• **Exercise brief**:
Give a verbatim copy of the lines below, minus the pictures.

Figure scripts
------------------------------------------------------------

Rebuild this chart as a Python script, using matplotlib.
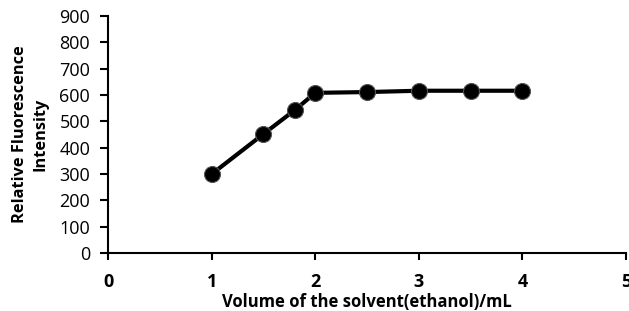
import matplotlib.pyplot as plt

# Data
volume = [1, 1.5, 1.8, 2, 2.5, 3, 3.5, 4]
intensity = [300, 452, 542, 608, 611, 616, 616, 616]

x_ticks = [0, 1, 2, 3, 4, 5]
y_ticks = [0, 100, 200, 300, 400, 500, 600, 700, 800, 900]

if __name__ == "__main__":
    plt.rcParams['font.family'] = ['Open Sans', 'DejaVu Sans']

    fig = plt.figure(figsize=(6.29, 3.11), dpi=100)
    ax = fig.add_axes([0.172, 0.186, 0.823, 0.763])

    ax.plot(volume, intensity, color='black', linewidth=3,
            marker='o', markersize=11.5, markerfacecolor='black',
            markeredgecolor='#555555', markeredgewidth=0.8)

    ax.set_xlim(0, 5)
    ax.set_ylim(0, 900)
    ax.set_xticks(x_ticks)
    ax.set_yticks(y_ticks)
    ax.set_xticklabels([str(t) for t in x_ticks], fontsize=13, fontweight='bold')
    ax.set_yticklabels([str(t) for t in y_ticks], fontsize=13)

    ax.spines['top'].set_visible(False)
    ax.spines['right'].set_visible(False)
    ax.spines['left'].set_linewidth(1.5)
    ax.spines['bottom'].set_linewidth(1.5)
    ax.tick_params(axis='x', direction='out', length=5, width=1.5, pad=9)
    ax.tick_params(axis='y', direction='out', length=6, width=1.5, pad=7)

    ax.set_xlabel('Volume of the solvent(ethanol)/mL', fontsize=12, fontweight='bold', labelpad=2)
    ax.set_ylabel('Relative Fluorescence\nIntensity', fontsize=11.8, fontweight='bold',
                  labelpad=8, linespacing=1.35)

    plt.savefig("out.png", dpi=100)
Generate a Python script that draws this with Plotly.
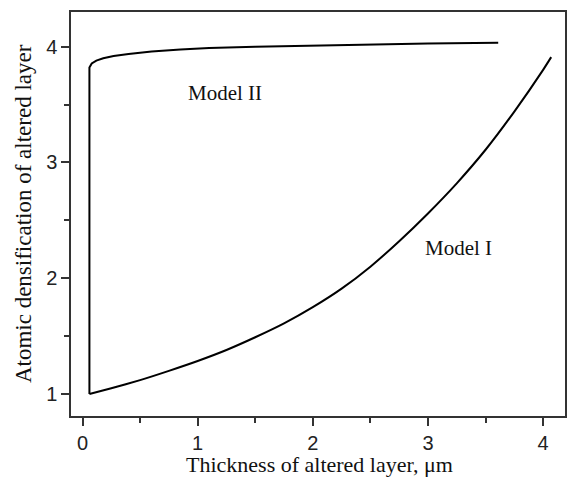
import plotly.graph_objects as go

# Model I: atomic densification vs thickness
model1_x = [0.06, 0.25, 0.5, 0.75, 1.0, 1.25, 1.5, 1.75, 2.0, 2.25, 2.5, 2.75, 3.0, 3.25, 3.5, 3.75, 4.0, 4.07]
model1_y = [1.0, 1.05, 1.12, 1.20, 1.285, 1.38, 1.49, 1.61, 1.75, 1.91, 2.10, 2.32, 2.56, 2.82, 3.11, 3.44, 3.80, 3.91]

# Model II
model2_x = [0.06, 0.06, 0.08, 0.12, 0.18, 0.27, 0.4, 0.6, 0.85, 1.1, 1.5, 2.0, 2.5, 3.0, 3.61]
model2_y = [1.0, 3.82, 3.855, 3.88, 3.90, 3.92, 3.938, 3.958, 3.976, 3.99, 4.0, 4.011, 4.02, 4.027, 4.035]

x_ticks = [0, 1, 2, 3, 4]
y_ticks = [1, 2, 3, 4]

fig = go.Figure()
fig.add_trace(go.Scatter(x=model1_x, y=model1_y, mode="lines", name="Model I",
                         line=dict(color="black", width=2, shape="spline", smoothing=0.5)))
fig.add_trace(go.Scatter(x=model2_x, y=model2_y, mode="lines", name="Model II",
                         line=dict(color="black", width=2)))

serif = "Liberation Serif, Times New Roman, serif"
sans = "Liberation Sans, Arial, sans-serif"

fig.add_annotation(x=0.9, y=3.60, text="Model II", showarrow=False, xanchor="left",
                   yanchor="middle", font=dict(family=serif, size=21, color="#111"))
fig.add_annotation(x=2.956, y=2.26, text="Model I", showarrow=False, xanchor="left",
                   yanchor="middle", font=dict(family=serif, size=21, color="#111"))

# axis titles
fig.add_annotation(xref="paper", yref="paper", x=0.5035, y=-0.121,
                   text="Thickness of altered layer, μm", showarrow=False,
                   xanchor="center", yanchor="middle",
                   font=dict(family=serif, size=22, color="#111"))
fig.add_annotation(xref="paper", yref="paper", x=-0.097, y=0.5,
                   text="Atomic densification of altered layer", showarrow=False,
                   textangle=-90, xanchor="center", yanchor="middle",
                   font=dict(family=serif, size=23, color="#111"))

axis_common = dict(showgrid=False, zeroline=False, showline=True, linecolor="#333",
                   linewidth=1.5, mirror=True, ticks="outside", ticklen=8, tickwidth=1.5,
                   tickcolor="#333", automargin=False,
                   tickfont=dict(family=sans, size=20, color="#222"))

fig.update_xaxes(range=[-0.1, 4.19], tickmode="array", tickvals=x_ticks,
                 ticktext=[str(v) for v in x_ticks],
                 minor=dict(ticks="outside", ticklen=5, tickwidth=1.5, tickcolor="#333",
                            dtick=0.5, tick0=0),
                 **axis_common)
fig.update_yaxes(range=[0.81, 4.30], tickmode="array", tickvals=y_ticks,
                 ticktext=[str(v) for v in y_ticks],
                 minor=dict(ticks="outside", ticklen=5, tickwidth=1.5, tickcolor="#333",
                            dtick=0.5, tick0=0),
                 **axis_common)

fig.update_layout(width=568, height=492, showlegend=False,
                  margin=dict(l=71, r=3, t=12, b=76),
                  plot_bgcolor="white", paper_bgcolor="white")

fig.write_html("out.html", config={"displayModeBar": False},
               post_script="document.body.style.margin='0px';document.body.style.overflow='hidden';")
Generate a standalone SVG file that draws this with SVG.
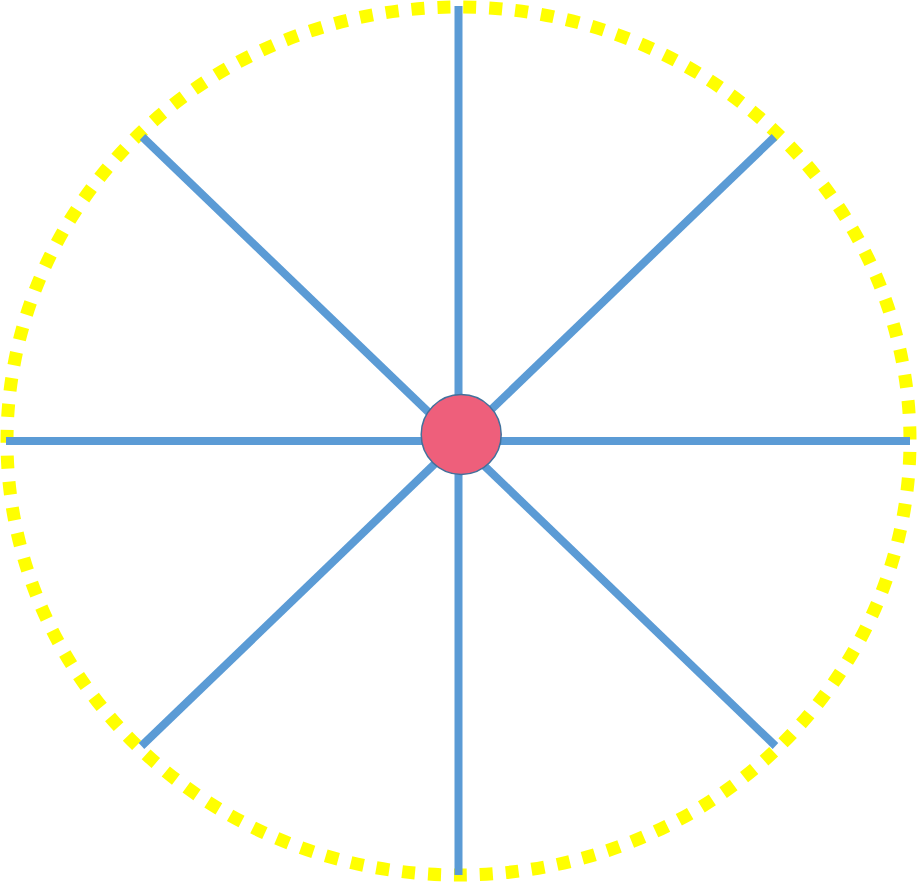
<svg xmlns="http://www.w3.org/2000/svg" width="917" height="882" viewBox="0 0 917 882">
<style>
.spoke{stroke:#5B9BD5;stroke-width:8;stroke-linecap:butt;fill:none}
</style>
<rect width="917" height="882" fill="#FFFFFF"/>
<g id="rim">
<ellipse cx="458.5" cy="441" rx="451.5" ry="434" fill="none" stroke="#FFFF00" stroke-width="13" stroke-dasharray="13 13" stroke-dashoffset="15"/>
</g>
<g id="connectors">
<line class="spoke" x1="458.5" y1="6" x2="458.5" y2="875"/>
<line class="spoke" x1="6" y1="441" x2="910" y2="441"/>
<line class="spoke" x1="142.5" y1="137" x2="458.5" y2="441"/>
<line class="spoke" x1="774.5" y1="137" x2="458.5" y2="441"/>
<line class="spoke" x1="141.5" y1="746" x2="458.5" y2="441"/>
<line class="spoke" x1="775.5" y1="746" x2="458.5" y2="441"/>
</g>
<g id="hub">
<circle cx="461.2" cy="434.5" r="40" fill="#EE5F7B" stroke="#41719C" stroke-width="1.5"/>
</g>
</svg>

------------------------------------------------------------

• **Task response**:
Rebuild this chart as a Python script, using matplotlib.
import matplotlib.pyplot as plt

# Data
volume = [1, 1.5, 1.8, 2, 2.5, 3, 3.5, 4]
intensity = [300, 452, 542, 608, 611, 616, 616, 616]

x_ticks = [0, 1, 2, 3, 4, 5]
y_ticks = [0, 100, 200, 300, 400, 500, 600, 700, 800, 900]

if __name__ == "__main__":
    plt.rcParams['font.family'] = ['Open Sans', 'DejaVu Sans']

    fig = plt.figure(figsize=(6.29, 3.11), dpi=100)
    ax = fig.add_axes([0.172, 0.186, 0.823, 0.763])

    ax.plot(volume, intensity, color='black', linewidth=3,
            marker='o', markersize=11.5, markerfacecolor='black',
            markeredgecolor='#555555', markeredgewidth=0.8)

    ax.set_xlim(0, 5)
    ax.set_ylim(0, 900)
    ax.set_xticks(x_ticks)
    ax.set_yticks(y_ticks)
    ax.set_xticklabels([str(t) for t in x_ticks], fontsize=13, fontweight='bold')
    ax.set_yticklabels([str(t) for t in y_ticks], fontsize=13)

    ax.spines['top'].set_visible(False)
    ax.spines['right'].set_visible(False)
    ax.spines['left'].set_linewidth(1.5)
    ax.spines['bottom'].set_linewidth(1.5)
    ax.tick_params(axis='x', direction='out', length=5, width=1.5, pad=9)
    ax.tick_params(axis='y', direction='out', length=6, width=1.5, pad=7)

    ax.set_xlabel('Volume of the solvent(ethanol)/mL', fontsize=12, fontweight='bold', labelpad=2)
    ax.set_ylabel('Relative Fluorescence\nIntensity', fontsize=11.8, fontweight='bold',
                  labelpad=8, linespacing=1.35)

    plt.savefig("out.png", dpi=100)
Generate a Python script that draws this with Plotly.
import plotly.graph_objects as go

# Model I: atomic densification vs thickness
model1_x = [0.06, 0.25, 0.5, 0.75, 1.0, 1.25, 1.5, 1.75, 2.0, 2.25, 2.5, 2.75, 3.0, 3.25, 3.5, 3.75, 4.0, 4.07]
model1_y = [1.0, 1.05, 1.12, 1.20, 1.285, 1.38, 1.49, 1.61, 1.75, 1.91, 2.10, 2.32, 2.56, 2.82, 3.11, 3.44, 3.80, 3.91]

# Model II
model2_x = [0.06, 0.06, 0.08, 0.12, 0.18, 0.27, 0.4, 0.6, 0.85, 1.1, 1.5, 2.0, 2.5, 3.0, 3.61]
model2_y = [1.0, 3.82, 3.855, 3.88, 3.90, 3.92, 3.938, 3.958, 3.976, 3.99, 4.0, 4.011, 4.02, 4.027, 4.035]

x_ticks = [0, 1, 2, 3, 4]
y_ticks = [1, 2, 3, 4]

fig = go.Figure()
fig.add_trace(go.Scatter(x=model1_x, y=model1_y, mode="lines", name="Model I",
                         line=dict(color="black", width=2, shape="spline", smoothing=0.5)))
fig.add_trace(go.Scatter(x=model2_x, y=model2_y, mode="lines", name="Model II",
                         line=dict(color="black", width=2)))

serif = "Liberation Serif, Times New Roman, serif"
sans = "Liberation Sans, Arial, sans-serif"

fig.add_annotation(x=0.9, y=3.60, text="Model II", showarrow=False, xanchor="left",
                   yanchor="middle", font=dict(family=serif, size=21, color="#111"))
fig.add_annotation(x=2.956, y=2.26, text="Model I", showarrow=False, xanchor="left",
                   yanchor="middle", font=dict(family=serif, size=21, color="#111"))

# axis titles
fig.add_annotation(xref="paper", yref="paper", x=0.5035, y=-0.121,
                   text="Thickness of altered layer, μm", showarrow=False,
                   xanchor="center", yanchor="middle",
                   font=dict(family=serif, size=22, color="#111"))
fig.add_annotation(xref="paper", yref="paper", x=-0.097, y=0.5,
                   text="Atomic densification of altered layer", showarrow=False,
                   textangle=-90, xanchor="center", yanchor="middle",
                   font=dict(family=serif, size=23, color="#111"))

axis_common = dict(showgrid=False, zeroline=False, showline=True, linecolor="#333",
                   linewidth=1.5, mirror=True, ticks="outside", ticklen=8, tickwidth=1.5,
                   tickcolor="#333", automargin=False,
                   tickfont=dict(family=sans, size=20, color="#222"))

fig.update_xaxes(range=[-0.1, 4.19], tickmode="array", tickvals=x_ticks,
                 ticktext=[str(v) for v in x_ticks],
                 minor=dict(ticks="outside", ticklen=5, tickwidth=1.5, tickcolor="#333",
                            dtick=0.5, tick0=0),
                 **axis_common)
fig.update_yaxes(range=[0.81, 4.30], tickmode="array", tickvals=y_ticks,
                 ticktext=[str(v) for v in y_ticks],
                 minor=dict(ticks="outside", ticklen=5, tickwidth=1.5, tickcolor="#333",
                            dtick=0.5, tick0=0),
                 **axis_common)

fig.update_layout(width=568, height=492, showlegend=False,
                  margin=dict(l=71, r=3, t=12, b=76),
                  plot_bgcolor="white", paper_bgcolor="white")

fig.write_html("out.html", config={"displayModeBar": False},
               post_script="document.body.style.margin='0px';document.body.style.overflow='hidden';")
Generate a standalone SVG file that draws this with SVG.
<svg xmlns="http://www.w3.org/2000/svg" width="917" height="882" viewBox="0 0 917 882">
<style>
.spoke{stroke:#5B9BD5;stroke-width:8;stroke-linecap:butt;fill:none}
</style>
<rect width="917" height="882" fill="#FFFFFF"/>
<g id="rim">
<ellipse cx="458.5" cy="441" rx="451.5" ry="434" fill="none" stroke="#FFFF00" stroke-width="13" stroke-dasharray="13 13" stroke-dashoffset="15"/>
</g>
<g id="connectors">
<line class="spoke" x1="458.5" y1="6" x2="458.5" y2="875"/>
<line class="spoke" x1="6" y1="441" x2="910" y2="441"/>
<line class="spoke" x1="142.5" y1="137" x2="458.5" y2="441"/>
<line class="spoke" x1="774.5" y1="137" x2="458.5" y2="441"/>
<line class="spoke" x1="141.5" y1="746" x2="458.5" y2="441"/>
<line class="spoke" x1="775.5" y1="746" x2="458.5" y2="441"/>
</g>
<g id="hub">
<circle cx="461.2" cy="434.5" r="40" fill="#EE5F7B" stroke="#41719C" stroke-width="1.5"/>
</g>
</svg>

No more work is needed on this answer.